→ STATED GOAL:
Carry none of the pictures over; write out the complete data exactly.
* START COLLECTED DATA *
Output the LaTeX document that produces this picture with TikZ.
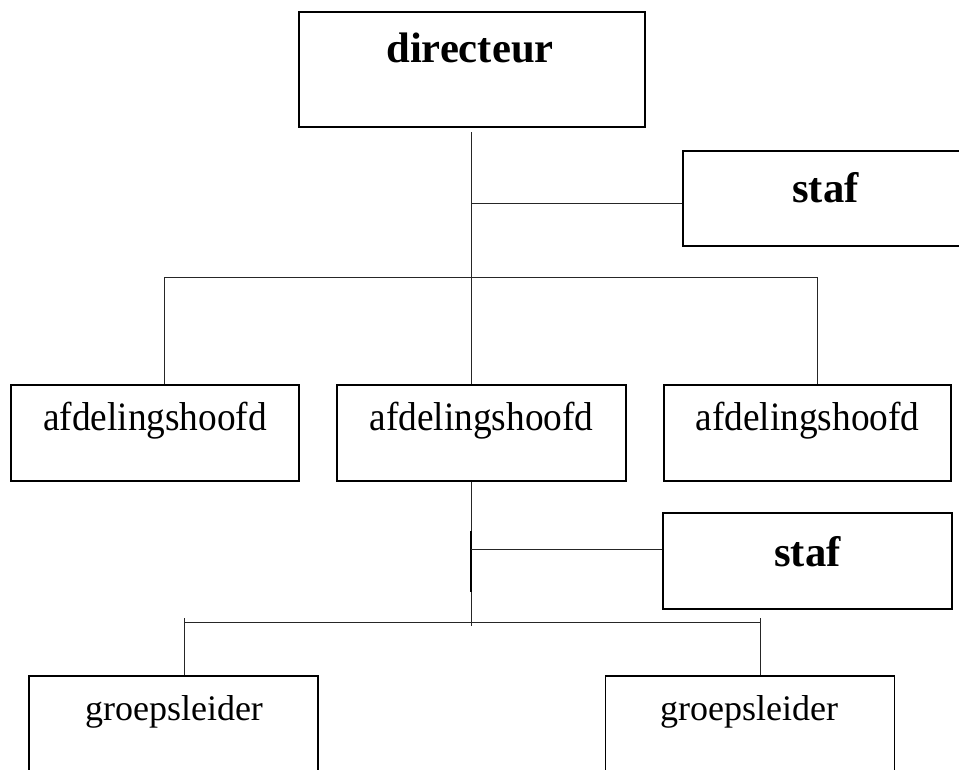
\documentclass[tikz,border=0pt]{standalone}
\usepackage{fontspec}
\setmainfont{Liberation Serif}
\usepackage{graphicx}
\tikzset{
  box/.style={draw=black, line width=0.9pt, inner sep=0pt},
  lbl/.style={anchor=base, inner sep=0pt, font=\fontsize{28}{30}\selectfont},
  glbl/.style={anchor=base, inner sep=0pt, font=\fontsize{27}{29}\selectfont},
  blbl/.style={anchor=base, inner sep=0pt, font=\fontsize{32}{34}\selectfont\bfseries},
  conn/.style={line width=0.75pt, draw=black!85},
  connthick/.style={line width=1.3pt, draw=black}
}
\newcommand{\tallt}[1]{\scalebox{1}[1.08]{#1}}
\begin{document}
\begin{tikzpicture}[x=0.75pt, y=-0.75pt]
\useasboundingbox (0,0) rectangle (959,769);
\clip (0,0) rectangle (959,769);

% boxes
\node[box, minimum width=259.5pt, minimum height=86.25pt] (dir) at (472,69.5) {};
\node[blbl] (dirt) at (470,62) {directeur};

\node[box, minimum width=213.75pt, minimum height=71.25pt] (s1) at (825.5,198.5) {};
\node[blbl] (s1t) at (825.5,202) {staf};

\node[box, minimum width=216pt, minimum height=72pt] (a1) at (155,433) {};
\node[lbl] (a1t) at (155,430) {\tallt{afdelingshoofd}};
\node[box, minimum width=216.75pt, minimum height=72pt] (a2) at (481.5,433) {};
\node[lbl] (a2t) at (481.5,430) {\tallt{afdelingshoofd}};
\node[box, minimum width=215.25pt, minimum height=72pt] (a3) at (807.5,433) {};
\node[lbl] (a3t) at (807.5,430) {\tallt{afdelingshoofd}};

\node[box, minimum width=216.75pt, minimum height=72pt] (s2) at (807.5,561) {};
\node[blbl] (s2t) at (807.5,566) {staf};

\node[box, minimum width=216.75pt, minimum height=90pt] (g1) at (173.5,736) {};
\node[glbl] (g1t) at (174,720) {groepsleider};
\node[box, minimum width=216.75pt, minimum height=90pt] (g2) at (750,736) {};
\node[glbl] (g2t) at (749,720) {groepsleider};

% connectors, top level
\coordinate (c1) at (471,132);
\draw[conn] (c1) -- (c1 |- a2.north);
\coordinate (k1) at (471,203);
\draw[conn] (k1) -- (k1 -| s1.west);
\coordinate (b1L) at (164,277);
\coordinate (b1R) at (817,277);
\draw[conn] (b1L |- a1.north) -- (b1L) -- (b1R) -- (b1R |- a3.north);

% connectors, lower level
\coordinate (c2) at (471,626);
\draw[conn] (c2 |- a2.south) -- (c2);
\coordinate (t1) at (471,531);
\coordinate (t2) at (471,592);
\draw[connthick] (t1) -- (t2);
\coordinate (k2) at (471,549);
\draw[conn] (k2) -- (k2 -| s2.west);
\coordinate (b2L) at (184,622);
\coordinate (b2R) at (760,622);
\draw[conn] (b2L) -- (b2R);
\draw[conn] ([yshift=3pt]b2L) -- (b2L |- g1.north);
\draw[conn] ([yshift=3pt]b2R) -- (b2R |- g2.north);
\end{tikzpicture}
\end{document}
* END COLLECTED DATA *
→ TASK RESPONSE:
Output the LaTeX document that produces this picture with TikZ.
\documentclass[tikz,border=0pt]{standalone}
\usepackage{fontspec}
\setmainfont{Liberation Serif}
\usepackage{graphicx}
\tikzset{
  box/.style={draw=black, line width=0.9pt, inner sep=0pt},
  lbl/.style={anchor=base, inner sep=0pt, font=\fontsize{28}{30}\selectfont},
  glbl/.style={anchor=base, inner sep=0pt, font=\fontsize{27}{29}\selectfont},
  blbl/.style={anchor=base, inner sep=0pt, font=\fontsize{32}{34}\selectfont\bfseries},
  conn/.style={line width=0.75pt, draw=black!85},
  connthick/.style={line width=1.3pt, draw=black}
}
\newcommand{\tallt}[1]{\scalebox{1}[1.08]{#1}}
\begin{document}
\begin{tikzpicture}[x=0.75pt, y=-0.75pt]
\useasboundingbox (0,0) rectangle (959,769);
\clip (0,0) rectangle (959,769);

% boxes
\node[box, minimum width=259.5pt, minimum height=86.25pt] (dir) at (472,69.5) {};
\node[blbl] (dirt) at (470,62) {directeur};

\node[box, minimum width=213.75pt, minimum height=71.25pt] (s1) at (825.5,198.5) {};
\node[blbl] (s1t) at (825.5,202) {staf};

\node[box, minimum width=216pt, minimum height=72pt] (a1) at (155,433) {};
\node[lbl] (a1t) at (155,430) {\tallt{afdelingshoofd}};
\node[box, minimum width=216.75pt, minimum height=72pt] (a2) at (481.5,433) {};
\node[lbl] (a2t) at (481.5,430) {\tallt{afdelingshoofd}};
\node[box, minimum width=215.25pt, minimum height=72pt] (a3) at (807.5,433) {};
\node[lbl] (a3t) at (807.5,430) {\tallt{afdelingshoofd}};

\node[box, minimum width=216.75pt, minimum height=72pt] (s2) at (807.5,561) {};
\node[blbl] (s2t) at (807.5,566) {staf};

\node[box, minimum width=216.75pt, minimum height=90pt] (g1) at (173.5,736) {};
\node[glbl] (g1t) at (174,720) {groepsleider};
\node[box, minimum width=216.75pt, minimum height=90pt] (g2) at (750,736) {};
\node[glbl] (g2t) at (749,720) {groepsleider};

% connectors, top level
\coordinate (c1) at (471,132);
\draw[conn] (c1) -- (c1 |- a2.north);
\coordinate (k1) at (471,203);
\draw[conn] (k1) -- (k1 -| s1.west);
\coordinate (b1L) at (164,277);
\coordinate (b1R) at (817,277);
\draw[conn] (b1L |- a1.north) -- (b1L) -- (b1R) -- (b1R |- a3.north);

% connectors, lower level
\coordinate (c2) at (471,626);
\draw[conn] (c2 |- a2.south) -- (c2);
\coordinate (t1) at (471,531);
\coordinate (t2) at (471,592);
\draw[connthick] (t1) -- (t2);
\coordinate (k2) at (471,549);
\draw[conn] (k2) -- (k2 -| s2.west);
\coordinate (b2L) at (184,622);
\coordinate (b2R) at (760,622);
\draw[conn] (b2L) -- (b2R);
\draw[conn] ([yshift=3pt]b2L) -- (b2L |- g1.north);
\draw[conn] ([yshift=3pt]b2R) -- (b2R |- g2.north);
\end{tikzpicture}
\end{document}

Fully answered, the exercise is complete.